Thursday, December 22, 2011

Anti-Zionist professor's low marks for Israeli - now a distinction

Marcus Dysch, December 22, 2011

An Israeli postgraduate student has succeeded in having her dissertation re-marked to a distinction after it was originally supervised and given a poor mark by a professor who campaigns for an academic boycott of Israel.

Smadar Bakovic repeatedly told Warwick University she was uncomfortable with Nicola Pratt overseeing her master's dissertation on Israeli Arab identity.

Professor Pratt is a vocal anti-Israel campaigner who was refused entry to the West Bank by Israeli authorities in 2009.
Following Operation Cast Lead she was one of more than 100 academics who wrote to the Guardian saying "Israel must lose" and calling for the UK to implement a programme of boycotts, divestment and sanctions. Ms Bakovic, 35, from Harei Yehuda, near Jerusalem, spent a year challenging Warwick's original rejection of her appeal against the decision to allow Professor Pratt to supervise her.

She was told last week that her re-marked dissertation had obtained a distinction, with a score 11 points higher than when it was first marked by Prof Pratt.

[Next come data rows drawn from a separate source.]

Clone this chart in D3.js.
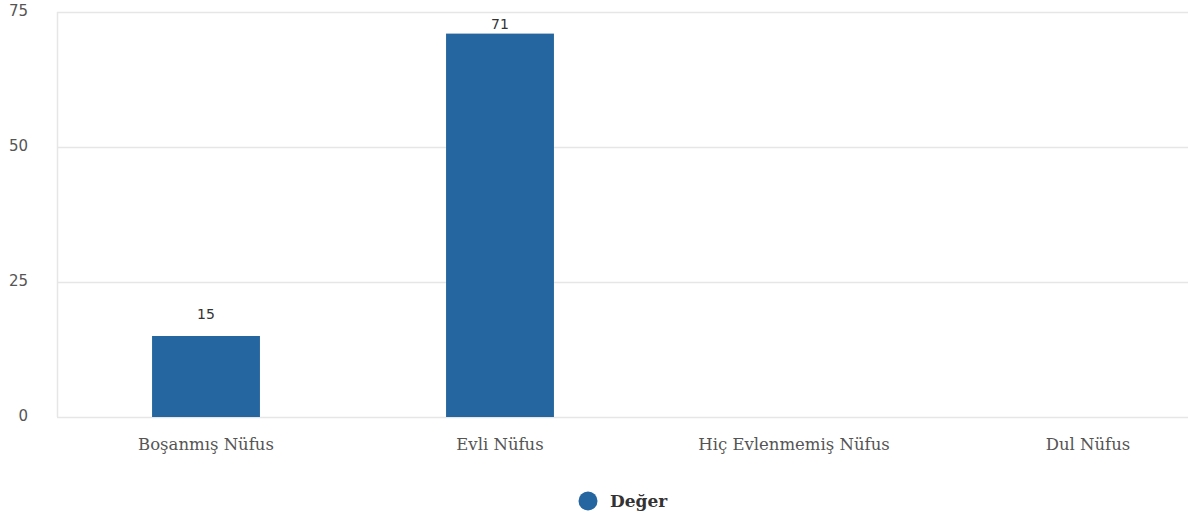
<!DOCTYPE html>
<html>
<head>
<meta charset="utf-8">
<script src="https://cdn.jsdelivr.net/npm/d3@7"></script>
<style>
  body { margin: 0; background: #fff; }
  svg { display: block; }
</style>
</head>
<body>
<div id="chart"></div>
<script>
var categories = ["Boşanmış Nüfus", "Evli Nüfus", "Hiç Evlenmemiş Nüfus", "Dul Nüfus"]
var values = [15, 71, 0, 0]
var yTicks = [0, 25, 50, 75]
var seriesName = "Değer"

var width = 1188, height = 521
var margin = { top: 12, right: -47, bottom: 104, left: 57 }

var svg = d3.select("#chart")
  .append("svg")
  .attr("width", width)
  .attr("height", height)

var xScale = d3.scaleBand()
  .domain(categories)
  .range([59, width - margin.right])
  .paddingInner(0.633)
  .paddingOuter(0.3165)

var yScale = d3.scaleLinear()
  .domain([0, 75])
  .range([height - margin.bottom, margin.top])

// horizontal grid
svg.append("g")
  .selectAll("line")
  .data(yTicks)
  .enter()
  .append("line")
  .attr("x1", margin.left)
  .attr("x2", width)
  .attr("y1", d => yScale(d) + 0.5)
  .attr("y2", d => yScale(d) + 0.5)
  .attr("stroke", "#e6e6e6")
  .attr("stroke-width", 1.5)

// left axis line
svg.append("line")
  .attr("x1", margin.left + 0.5)
  .attr("x2", margin.left + 0.5)
  .attr("y1", margin.top)
  .attr("y2", yScale(0))
  .attr("stroke", "#e6e6e6")
  .attr("stroke-width", 1.5)

// y tick labels
var yAxis = d3.axisLeft(yScale).tickValues(yTicks).tickSize(0).tickPadding(0)
var gy = svg.append("g")
  .attr("transform", "translate(28,0)")
  .call(yAxis)
gy.select(".domain").remove()
gy.selectAll("text")
  .attr("font-family", "DejaVu Sans, Verdana, sans-serif")
  .attr("font-size", "15px")
  .attr("fill", "#555")
  .attr("dy", "0.25em")

// bars
svg.selectAll(".bar")
  .data(values)
  .enter()
  .append("rect")
  .attr("class", "bar")
  .attr("x", (d, i) => xScale(categories[i]))
  .attr("y", d => yScale(d))
  .attr("width", xScale.bandwidth())
  .attr("height", d => yScale(0) - yScale(d))
  .attr("fill", "#2566a1")

// value labels (kept inside the top of the plot)
svg.selectAll(".val")
  .data(values)
  .enter()
  .filter(d => d > 0)
  .append("text")
  .attr("class", "val")
  .attr("x", (d, i) => xScale(categories[values.indexOf(d)]) + xScale.bandwidth() / 2)
  .attr("y", d => Math.max(yScale(d) - 17, 29))
  .attr("text-anchor", "middle")
  .attr("font-family", "DejaVu Sans, Verdana, sans-serif")
  .attr("font-size", "14px")
  .attr("fill", "#333")
  .text(d => d)

// x labels
var xAxis = d3.axisBottom(xScale).tickSize(0).tickPadding(0)
var gx = svg.append("g")
  .attr("transform", `translate(0,${yScale(0) + 21})`)
  .call(xAxis)
gx.select(".domain").remove()
gx.selectAll("text")
  .attr("font-family", "DejaVu Serif, Georgia, serif")
  .attr("font-size", "16.5px")
  .attr("fill", "#555")

// legend
var legend = svg.append("g")
  .attr("transform", "translate(588,501)")
legend.append("circle")
  .attr("r", 9.5)
  .attr("fill", "#2566a1")
legend.append("text")
  .attr("x", 22)
  .attr("dy", "0.35em")
  .attr("font-family", "DejaVu Serif, Georgia, serif")
  .attr("font-weight", "bold")
  .attr("font-size", "17px")
  .attr("fill", "#333")
  .text(seriesName)
</script>
</body>
</html>
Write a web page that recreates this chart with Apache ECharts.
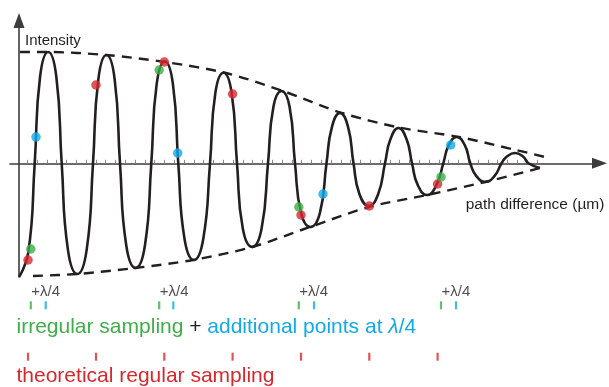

Ms Bakovic said: "I knew my work was better than the mark I'd been given. After a year of battling, I'm absolutely delighted. I feel vindicated. I did it for Israel."

A university spokesman said the higher mark could be attributed to the fact the dissertation was "substantially different" when it was re-submitted. But the JC has seen emails between Ms Bakovic and another professor who later supervised her, showing that the work was only "tweaked" with "no major changes".

Prof Pratt is associate professor at the university's politics and international studies department. She previously lived in Egypt, speaks Arabic and is an expert on women and gender in the Middle East.

Ms Bakovic said: "I knew Prof Pratt because whenever there was an anti-Israel event at the university I went along and she was often there. She moderated a Jews for Justice for Palestinians event, so I knew her stance. As soon as I saw her name a red light came on." But Warwick told Ms Bakovic she could not change supervisor.

Ms Bakovic said: "Professor Pratt said that I had taken an Israeli and Zionist perspective without investigating the issue. She said I had taken an Israeli government position, but I did not. I included the views of a number of Israeli Arab writers."

The university's complaints committee investigated Ms Bakovic's subsequent challenge. She convinced the panel to allow her dissertation to be re-marked. After being marked by two other professors at Warwick and an external marker, she was awarded the higher classification.

A Warwick spokesman said: "Even though the complaints panel felt Prof Pratt's supervision was exemplary, it felt we should have done more to allow Ms Bakovic to change supervisor at the very beginning.

"A chance was given to re-work the dissertation only because the strength of the student's feelings were not taken into consideration at the start.

"The university stands by the mark given originally." Professor Pratt failed to respond to repeated requests for a comment.